La naturaleza de obra conjunta hace difícil escoger alguna canción suelta como representativa de este nostálgico atardecer orquestal. El disco es como una epifanía que no necesita palabras para expresarse. Todas las canciones, excepto L’amour naissant, son instrumentales y si, por una parte (Adieu, Adieu mes amours, Coco, Coco et le labyrinthe) se acercan a una experiencia similar al Ennio Morricone de Érase una vez en América, por la otra (Hypnose, Delta romantica, Curiosa) se aprecia un acercamiento a los terrenos de otro grande de las bandas sonoras, Angelo Badalamenti. El tríptico de L’amour naissant es el equilibrio perfecto de estas dos corrientes. Waltz, sin embargo, parece fuera de lugar, diseñado quizás para una escena particularmente alegre de la película, con un sonido que recuerda vagamente a las sensaciones que transmiten algunas piezas de Danny Elfman, que tiene en su haber también unas cuantas canciones de atmósfera soñadora y melancólica; basta recordar trabajos como Big Fish, El indomable Will Hunting o Restless.

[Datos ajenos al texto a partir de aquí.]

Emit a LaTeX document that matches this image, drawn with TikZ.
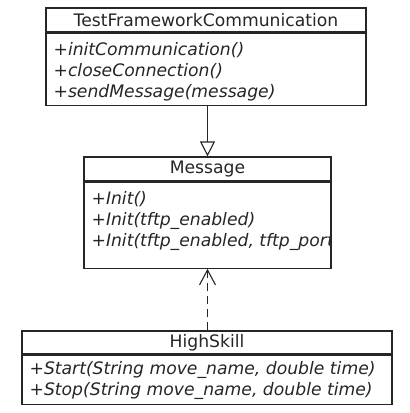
\documentclass[tikz,border=0pt]{standalone}
\usepackage{fontspec}
\setmainfont{DejaVu Sans}
\usepackage{tikz}
\usetikzlibrary{arrows.meta,positioning}

\begin{document}
\begin{tikzpicture}[x=1pt,y=-1pt]
    %styles
    \tikzstyle{classname}=[rectangle,draw=black!85,line width=1.2pt,fill=white,inner sep=0pt,minimum height=24pt,text=black!85,font=\fontsize{17.2}{21}\selectfont]
    \tikzstyle{classops}=[rectangle,draw=black!85,line width=1.2pt,fill=white,inner sep=0pt,anchor=north]
    \tikzstyle{opstext}=[anchor=north west,align=left,inner xsep=8pt,inner ysep=9.5pt,text=black!85,font=\fontsize{17.2}{21}\selectfont]
    \tikzstyle{inherit}=[-{Triangle[open,length=15pt,width=15pt]},line width=1.1pt,black!85]
    \tikzstyle{depend}=[-{Straight Barb[length=15pt,width=16pt]},line width=1.1pt,dash pattern=on 8pt off 5pt,black!85]
    \useasboundingbox (0,0) rectangle (410,413);
    %nodes
    \node[classname,minimum width=320pt] (tfc) at (206,20) {TestFrameworkCommunication};
    \node[classops,minimum width=320pt,minimum height=72pt] (tfcops) at (tfc.south) {};
    \node[opstext] (tfctext) at (tfcops.north west) {+\textit{initCommunication()}\\+\textit{closeConnection()}\\+\textit{sendMessage(message)}};

    \node[classname,minimum width=247pt] (msg) at (207.5,169) {Message};
    \node[classops,minimum width=247pt,minimum height=86pt] (msgops) at (msg.south) {};
    \begin{scope}
      \clip (msgops.north west) rectangle (msgops.south east);
      \node[opstext] (msgtext) at (msgops.north west) {+\textit{Init()}\\+\textit{Init(tftp\_enabled)}\\+\textit{Init(tftp\_enabled, tftp\_port)}};
    \end{scope}

    \node[classname,minimum width=370pt,minimum height=23pt] (hs) at (207,342.5) {HighSkill};
    \node[classops,minimum width=370pt,minimum height=49pt] (hsops) at (hs.south) {};
    \node[opstext,inner ysep=7pt] (hstext) at (hsops.north west) {+\textit{Start(String move\_name, double time)}\\+\textit{Stop(String move\_name, double time)}};

    %arrows
    \draw[inherit] (tfcops.south -| msg.north) -- (msg.north);
    \draw[depend]  (hs.north -| msgops.south) -- (msgops.south);
\end{tikzpicture}
\end{document}
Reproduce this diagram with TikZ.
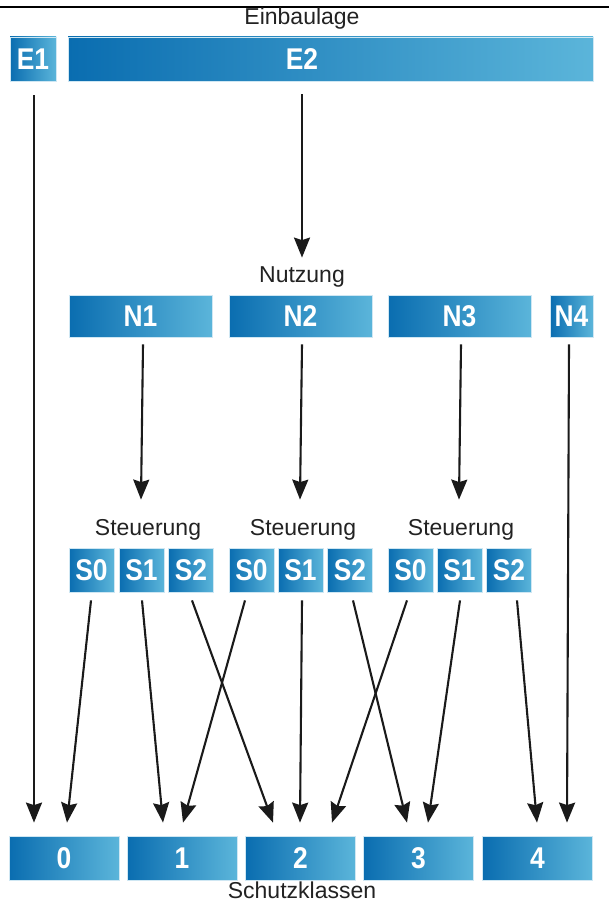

El riesgo del hastío está siempre a la vuelta de la esquina. Confection puede suscitar en algunos oyentes sensaciones reveladoras, fuertes sentimientos, lágrimas, estupor, pero puede, con la misma sencillez, molestar y poner nerviosos a todos los demás. El motivo hay que buscarlo en la propia figura de Tellier, siempre dado a preferir lo pomposo, lo barroco, lo altisonante, el exceso, lo neoclásico. Desde luego es una opción legítima, y va siempre asociada al tipo de experimentos que gustan al cantautor, incluso en sus obras más controvertidas. Lo que se nos revela es una personalidad multifacética, con ganas de recorrer todos los caminos que se ponen a su disposición. Y lo hace con una estampita de Gainsbourg a su lado y con un poco de la incoherencia que se le presupone a la música pop. Mejor así.